How Keith Richards Solo Album Saved The Stones!!

Keith Richards never wanted to go solo. He'd intimated over and over that the Rolling Stones would basically have to break up to get him to consider such a thing. And that's just about where his band was as the late '80s wore on. So, Richards finally relented, releasing his debut album Talk Is Cheap on Oct. 3, 1988. Fittingly, he approached it with mixed feelings. "It's kind of strange, because it was never in the cards for me," Richards told Rolling Stone on the eve of the album's arrival. "It was not something I wanted to do. Also, in the back of my mind, doing a solo record meant a slight sense of failure. The only reason I would do a solo album was because I couldn’t keep the Stones together."  He couldn't.

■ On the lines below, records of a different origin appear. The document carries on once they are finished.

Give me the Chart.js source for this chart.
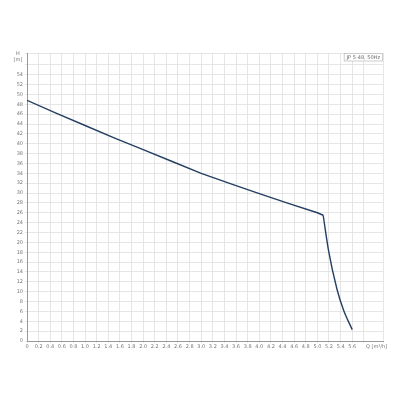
<!DOCTYPE html>
<html>
<head>
<meta charset="utf-8">
<script src="https://cdn.jsdelivr.net/npm/chart.js@4"></script>
<style>
  html, body { margin: 0; padding: 0; background: #fff; }
  #wrap { width: 400px; height: 400px; }
</style>
</head>
<body>
<div id="wrap"><canvas id="pumpCurve"></canvas></div>
<script>
// Q [m3/h] flow and H [m] head
const flow = [0, 0.5, 1.0, 1.5, 2.0, 2.5, 3.0, 3.5, 4.0, 4.5, 5.0, 5.1, 5.19, 5.34, 5.45, 5.6];
const head = [48.8, 46.2, 43.7, 41.2, 38.8, 36.4, 34.0, 31.9, 29.9, 27.9, 26.0, 25.5, 18.5, 10.4, 6.3, 2.3];
const kneeIndex = 11; // where the curve turns sharply down
const curveName = 'JP 5-48, 50Hz';
const xTitle = 'Q [m\u00b3/h]';
const yTitle = ['H', '[m]'];

const gridColor = '#e0e0e0';
const textColor = '#777';
const lineColor = '#243f61';

const points = flow.map((q, i) => ({ x: q, y: head[i] }));

// extra texts: axis names and the small legend box
const labelsPlugin = {
    id: 'labels',
    afterDraw(chart) {
        const { ctx, chartArea, scales } = chart;
        ctx.save();
        ctx.fillStyle = textColor;
        ctx.font = '5px "DejaVu Sans"';
        ctx.textBaseline = 'middle';
        ctx.textAlign = 'center';
        ctx.fillText(yTitle[0], 18, 54);
        ctx.fillText(yTitle[1], 18, 60);
        ctx.textAlign = 'left';
        ctx.fillText(xTitle, 366, scales.x.bottom - scales.x.height + 6);
        // legend box
        const w = ctx.measureText(curveName).width + 6;
        const x = chartArea.right - w, y = chartArea.top;
        ctx.fillStyle = '#fff';
        ctx.fillRect(x, y, w, 8);
        ctx.strokeStyle = '#aaa';
        ctx.lineWidth = 0.6;
        ctx.strokeRect(x + 0.5, y + 0.5, w - 1, 7.5);
        ctx.fillStyle = '#666';
        ctx.fillText(curveName, x + 3, y + 4.5);
        ctx.restore();
    }
};

new Chart(document.getElementById('pumpCurve'), {
    type: 'line',
    data: {
        datasets: [{
            label: curveName,
            data: points.slice(0, kneeIndex + 1),
            borderColor: lineColor,
            borderWidth: 1.4,
            pointRadius: 0,
            tension: 0,
            fill: false
        }, {
            label: curveName,
            data: points.slice(kneeIndex),
            borderColor: lineColor,
            borderWidth: 1.4,
            pointRadius: 0,
            cubicInterpolationMode: 'monotone',
            fill: false
        }]
    },
    options: {
        responsive: true,
        maintainAspectRatio: false,
        animation: false,
        layout: { padding: { left: 0, right: 17, top: 53, bottom: 0 } },
        plugins: { legend: { display: false }, tooltip: { enabled: false } },
        scales: {
            x: {
                type: 'linear',
                min: 0,
                max: 6.13,
                afterFit: s => { s.height = 59; },
                grid: { color: gridColor, lineWidth: 0.8, tickLength: 2 },
                border: { color: '#999' },
                ticks: {
                    stepSize: 0.2,
                    color: textColor,
                    font: { size: 5, family: 'DejaVu Sans' },
                    padding: 1,
                    maxRotation: 0,
                    autoSkip: false,
                    callback: v => v > 5.61 ? '' : (v === 0 ? '0' : v.toFixed(1))
                }
            },
            y: {
                min: 0,
                max: 58.4,
                afterFit: s => { s.width = 27; },
                grid: { color: gridColor, lineWidth: 0.8, tickLength: 2 },
                border: { color: '#999' },
                ticks: {
                    stepSize: 2,
                    color: textColor,
                    font: { size: 5, family: 'DejaVu Sans' },
                    padding: 2,
                    autoSkip: false,
                    callback: v => v > 54 ? '' : String(v)
                }
            }
        }
    },
    plugins: [labelsPlugin]
});
</script>
</body>
</html>
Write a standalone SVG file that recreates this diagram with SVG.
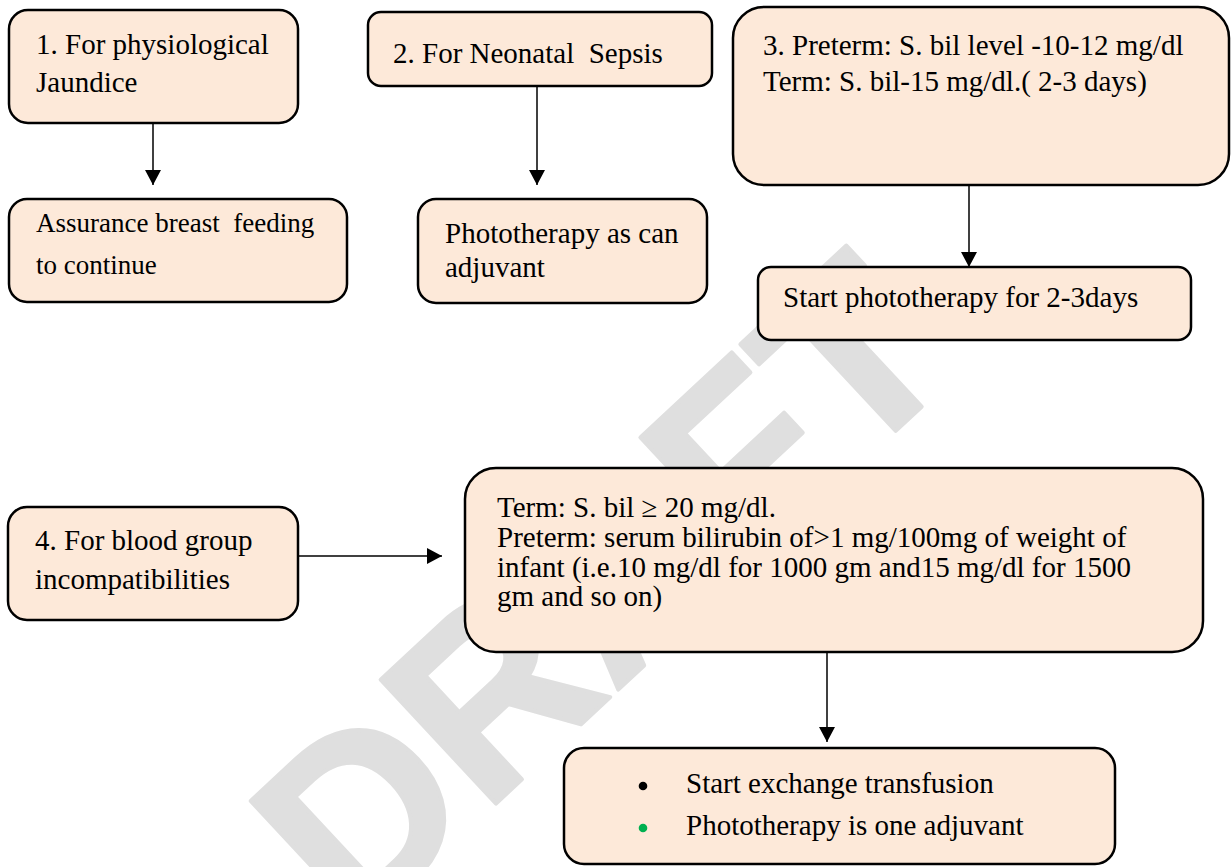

Already at a low creative ebb, the Rolling Stones' endured a shower of bad reviews for 1986's Dirty Work. Mick Jagger seemed more interested in his nascent solo career, electing not to tour with the Stones. At the same time, the band was trying to deal with the loss of longtime pianist Ian Stewart, a glue-guy sideman who often smoothed things over within their warring factions. At loose ends, Richards finally decided to strike out on his own. Simply making the decision seemed to open the creative floodgates, even though Richards had never been a frontman, and only rarely even took over the mic. Richards said, in a way, he felt he had been left no choice. "It was necessary to work. Talk Is Cheap came out of necessity," Richards told the Tulsa World in 1992. "I had never made an album by myself, and I had to be the focus of the whole thing. I felt I had had a very cushy life in a way. I could direct things, but I wasn't the No. 1 man. I let Mick take that."